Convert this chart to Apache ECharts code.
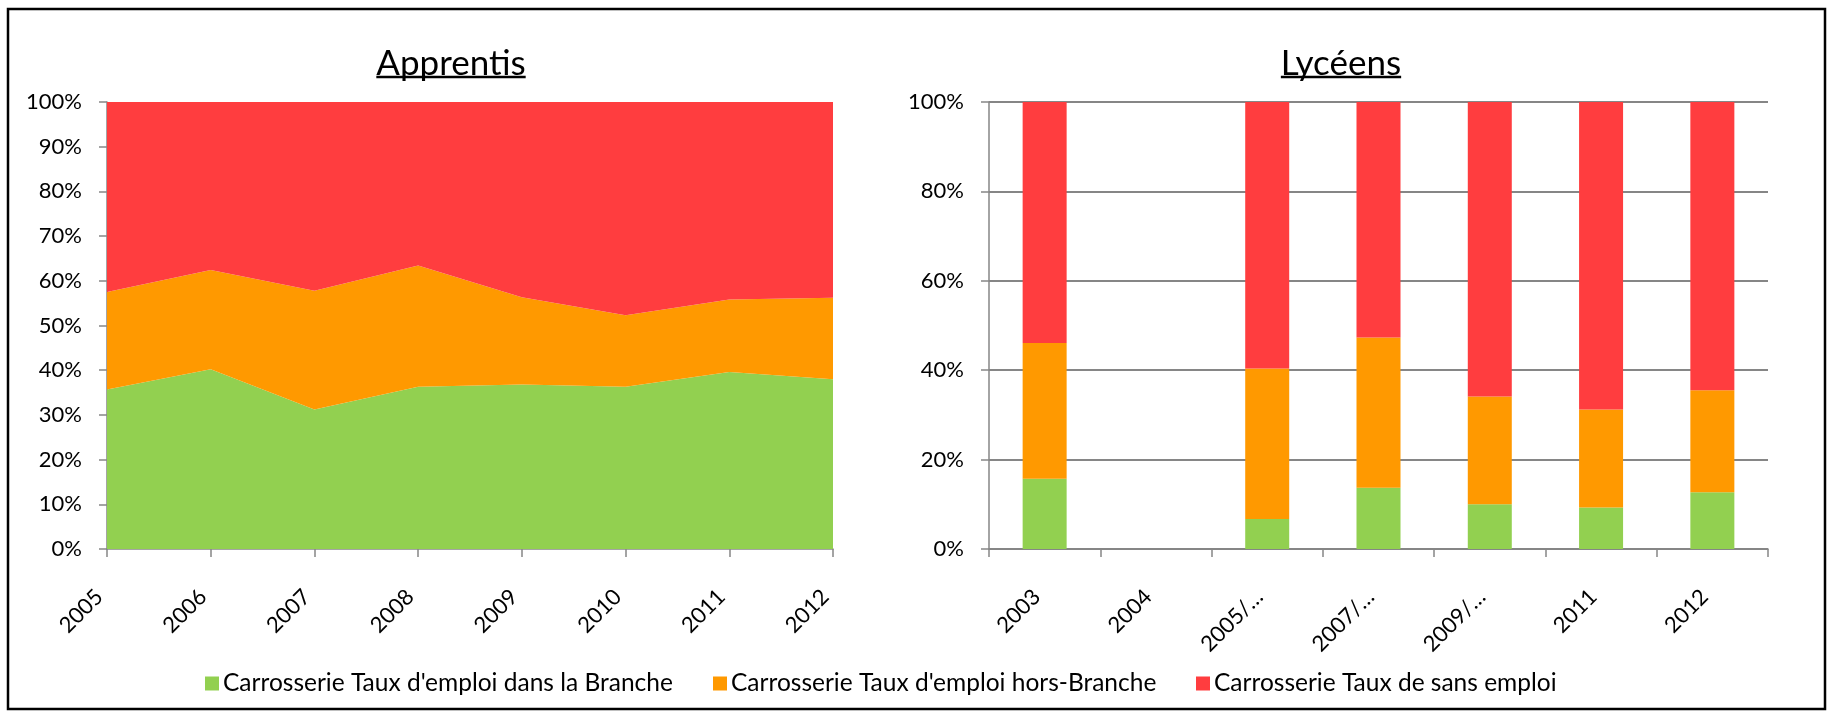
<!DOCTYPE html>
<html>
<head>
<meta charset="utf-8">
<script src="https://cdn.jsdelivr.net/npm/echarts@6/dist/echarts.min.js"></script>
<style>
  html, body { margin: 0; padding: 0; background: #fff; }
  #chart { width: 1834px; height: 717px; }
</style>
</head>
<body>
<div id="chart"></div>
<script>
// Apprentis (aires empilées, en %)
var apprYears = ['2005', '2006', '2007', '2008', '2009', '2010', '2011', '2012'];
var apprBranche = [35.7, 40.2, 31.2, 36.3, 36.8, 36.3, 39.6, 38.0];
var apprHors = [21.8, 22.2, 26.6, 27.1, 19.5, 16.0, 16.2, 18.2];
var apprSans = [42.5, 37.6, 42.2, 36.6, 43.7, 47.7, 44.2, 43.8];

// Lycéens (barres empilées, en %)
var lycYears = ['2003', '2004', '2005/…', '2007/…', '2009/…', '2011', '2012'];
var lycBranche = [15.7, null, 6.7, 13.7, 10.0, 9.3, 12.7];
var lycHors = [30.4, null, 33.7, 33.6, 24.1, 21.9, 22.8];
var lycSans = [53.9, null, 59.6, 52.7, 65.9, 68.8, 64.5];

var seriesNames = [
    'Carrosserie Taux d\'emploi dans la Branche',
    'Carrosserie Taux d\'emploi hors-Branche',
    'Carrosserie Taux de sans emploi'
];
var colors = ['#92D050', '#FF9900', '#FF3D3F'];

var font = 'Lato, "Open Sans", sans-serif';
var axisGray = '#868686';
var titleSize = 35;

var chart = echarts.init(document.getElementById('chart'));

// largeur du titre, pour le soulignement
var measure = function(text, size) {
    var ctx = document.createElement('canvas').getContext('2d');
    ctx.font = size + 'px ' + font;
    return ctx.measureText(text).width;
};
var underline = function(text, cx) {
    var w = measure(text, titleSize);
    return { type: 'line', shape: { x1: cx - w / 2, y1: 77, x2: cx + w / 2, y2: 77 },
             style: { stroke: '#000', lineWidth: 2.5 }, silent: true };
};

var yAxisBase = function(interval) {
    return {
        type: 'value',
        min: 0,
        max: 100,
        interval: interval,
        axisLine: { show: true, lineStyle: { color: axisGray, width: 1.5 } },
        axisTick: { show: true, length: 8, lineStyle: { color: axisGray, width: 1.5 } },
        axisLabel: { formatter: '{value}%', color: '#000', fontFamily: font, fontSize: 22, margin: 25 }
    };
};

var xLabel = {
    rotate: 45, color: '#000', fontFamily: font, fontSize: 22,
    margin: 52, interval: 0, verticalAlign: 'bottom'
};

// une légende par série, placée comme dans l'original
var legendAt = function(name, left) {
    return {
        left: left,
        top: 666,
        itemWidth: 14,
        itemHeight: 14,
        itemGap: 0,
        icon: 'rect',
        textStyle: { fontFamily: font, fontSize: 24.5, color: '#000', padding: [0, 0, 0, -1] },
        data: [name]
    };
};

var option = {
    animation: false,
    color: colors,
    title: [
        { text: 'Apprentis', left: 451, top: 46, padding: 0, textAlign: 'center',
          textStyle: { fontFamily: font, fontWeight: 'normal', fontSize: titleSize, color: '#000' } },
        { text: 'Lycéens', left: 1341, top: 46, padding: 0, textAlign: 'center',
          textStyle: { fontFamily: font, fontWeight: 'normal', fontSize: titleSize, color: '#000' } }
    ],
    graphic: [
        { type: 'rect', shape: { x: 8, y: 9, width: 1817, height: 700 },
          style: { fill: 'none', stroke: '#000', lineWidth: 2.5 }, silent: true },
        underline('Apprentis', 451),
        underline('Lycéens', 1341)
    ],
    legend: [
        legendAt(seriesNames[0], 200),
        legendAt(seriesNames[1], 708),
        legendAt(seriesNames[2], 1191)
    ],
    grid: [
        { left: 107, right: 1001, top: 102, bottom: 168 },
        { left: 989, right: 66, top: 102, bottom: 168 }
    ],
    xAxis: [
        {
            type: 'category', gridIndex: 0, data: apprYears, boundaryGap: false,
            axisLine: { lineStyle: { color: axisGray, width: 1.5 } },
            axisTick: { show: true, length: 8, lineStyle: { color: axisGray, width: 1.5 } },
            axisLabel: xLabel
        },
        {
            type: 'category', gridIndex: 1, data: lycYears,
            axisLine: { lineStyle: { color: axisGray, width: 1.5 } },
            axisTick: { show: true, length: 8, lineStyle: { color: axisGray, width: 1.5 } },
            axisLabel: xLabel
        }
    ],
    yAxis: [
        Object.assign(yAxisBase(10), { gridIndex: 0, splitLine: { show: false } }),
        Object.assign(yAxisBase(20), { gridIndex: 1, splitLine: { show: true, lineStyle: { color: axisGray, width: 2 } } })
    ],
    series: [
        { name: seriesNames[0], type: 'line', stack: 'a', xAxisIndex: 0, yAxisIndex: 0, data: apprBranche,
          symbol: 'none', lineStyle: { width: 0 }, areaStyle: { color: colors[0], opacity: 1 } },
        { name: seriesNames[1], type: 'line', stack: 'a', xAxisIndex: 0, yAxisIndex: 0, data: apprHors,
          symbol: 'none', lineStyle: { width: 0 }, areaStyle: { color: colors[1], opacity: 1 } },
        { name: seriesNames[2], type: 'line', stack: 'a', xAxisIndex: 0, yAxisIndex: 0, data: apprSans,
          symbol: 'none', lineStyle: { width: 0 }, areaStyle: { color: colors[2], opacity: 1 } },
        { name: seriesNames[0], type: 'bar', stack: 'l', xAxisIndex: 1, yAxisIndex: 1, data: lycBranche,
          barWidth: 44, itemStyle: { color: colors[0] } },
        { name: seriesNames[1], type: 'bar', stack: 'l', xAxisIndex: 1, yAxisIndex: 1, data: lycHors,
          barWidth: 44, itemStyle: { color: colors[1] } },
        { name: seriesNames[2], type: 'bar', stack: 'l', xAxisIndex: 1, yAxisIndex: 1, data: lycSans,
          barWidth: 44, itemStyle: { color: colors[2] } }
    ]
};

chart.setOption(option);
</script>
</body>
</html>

== == ==

Quote, please, every line of the material above from its start through the line that has "var apprSans = [42.5, 37.6, 42.2, 36.6, 43.7, 47.7, 44.2, 43.8];", reproducing the words exactly and dropping any images.

_TASK RESPONSE_
Convert this chart to Apache ECharts code.
<!DOCTYPE html>
<html>
<head>
<meta charset="utf-8">
<script src="https://cdn.jsdelivr.net/npm/echarts@6/dist/echarts.min.js"></script>
<style>
  html, body { margin: 0; padding: 0; background: #fff; }
  #chart { width: 1834px; height: 717px; }
</style>
</head>
<body>
<div id="chart"></div>
<script>
// Apprentis (aires empilées, en %)
var apprYears = ['2005', '2006', '2007', '2008', '2009', '2010', '2011', '2012'];
var apprBranche = [35.7, 40.2, 31.2, 36.3, 36.8, 36.3, 39.6, 38.0];
var apprHors = [21.8, 22.2, 26.6, 27.1, 19.5, 16.0, 16.2, 18.2];
var apprSans = [42.5, 37.6, 42.2, 36.6, 43.7, 47.7, 44.2, 43.8];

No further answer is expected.